Flexibility in Crossplane provider deployment has been discussed especially in [2] and [3]. [2] proposes a provider partitioning scheme on ProviderConfigs and [3] calls for a Provider Runtime Interface for decoupling the runtime aspects of a provider (where & how a provider is deployed & run) from the core Crossplane package manager. We can combine these two approaches to have an extensible, flexible and future-proof deployment model for Crossplane providers that would also better meet the requirements around tenant isolation. Instead of partitioning based on ProviderConfigs, as an alternative, we could have an explicit partitioning API based on provider runtime configurations specified in Provider.pkgs:

apiVersion: pkg.crossplane.io/v1
kind: Provider
metadata:
  name: crossplane-provider-azure
spec:
  package: crossplane/provider-azure:v0.19.0
  ...
  runtimeConfigs:
  - name: deploy-1
    runtime:
      apiVersion: runtime.crossplane.io/v1alpha1
      kind: KubernetesDeployment
      spec:
        # ControllerConfig reference that defines the corresponding Kubernetes deployment
        controllerConfigRef:
          name: cc-1
  - name: deploy-2
    runtime:
      apiVersion: runtime.crossplane.io/v1alpha1
      kind: KubernetesDeployment
      spec:
        # ControllerConfig reference that defines the corresponding Kubernetes deployment
        controllerConfigRef:
          name: cc-2
  - name: container-1
    runtime:
      apiVersion: runtime.crossplane.io/v1alpha1
      kind: DockerContainer
      spec:
        # some Docker client options
        host: /var/run/docker.sock
        config: ...
        # some docker run options
        runOptions:
          user: ...
          network: ...
  - ...

In the proposed scheme, the PackageRevision controller would no longer directly manage a Kubernetes deployment for the active revision.

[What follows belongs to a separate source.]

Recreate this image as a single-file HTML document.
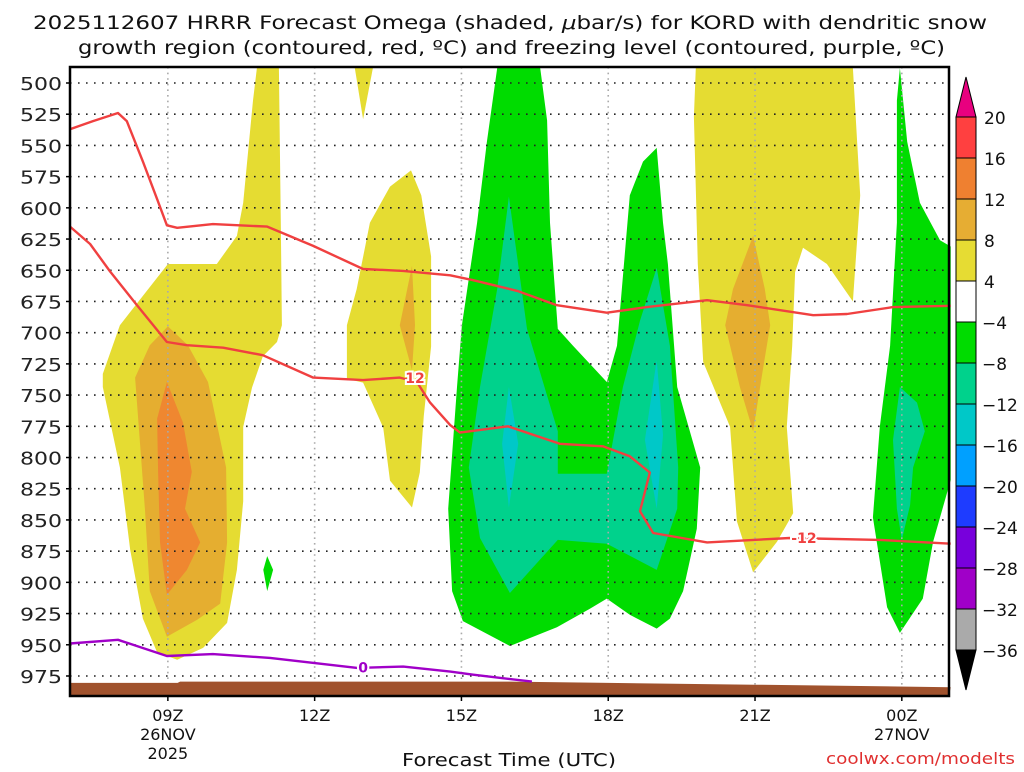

Instead it would provision, for the active revision, a number of Kubernetes resources corresponding to each runtime configuration specified in the runtimeConfigs array. For the above example, the PackageRevision controller would provision two KubernetesDeployment and one DockerContainer runtime configuration resources for the active revision. An example KubernetesDeployment object provisioned by the PackageRevision controller could look like the following:

apiVersion: runtime.crossplane.io/v1alpha1
kind: KubernetesDeployment
metadata:
  name: deploy-1
  ownerReferences:
    - apiVersion: pkg.crossplane.io/v1
      controller: true
      kind: ProviderRevision
      name: crossplane-provider-azure-91818efefdbe
      uid: 3a58c719-019f-43eb-b338-d6116e299974
spec:
  crossplaneProvider: crossplane/provider-azure-controller:v0.19.0
  # ControllerConfig reference that defines the corresponding Kubernetes deployment
  controllerConfigRef:
    name: cc-1

As an alternative, in order to deprecate the ControllerConfig API, the KubernetesDeployment could also be defined as follows:

---
runtimeConfigs:
  - name: deploy-1
    runtime:
      apiVersion: runtime.crossplane.io/v1alpha1
      kind: KubernetesDeployment
      spec:
        template:
          # metadata that defines the corresponding Kubernetes deployment's metadata
          metadata: ...
          # spec that defines the corresponding Kubernetes deployment's spec
          spec: ...

This scheme makes the runtime implementation pluggable, i.e., in different environments we can have different provider runtime configuration contollers running (as Kubernetes controllers) with different capabilities. For instance, the existing deployment implementation embedded into the PackageRevision controller can still be shipped with the core Crossplane with a corresponding runtime configuration object. But another runtime configuration controller, which is also based on Kubernetes deployments, can implement advanced isolation semantics.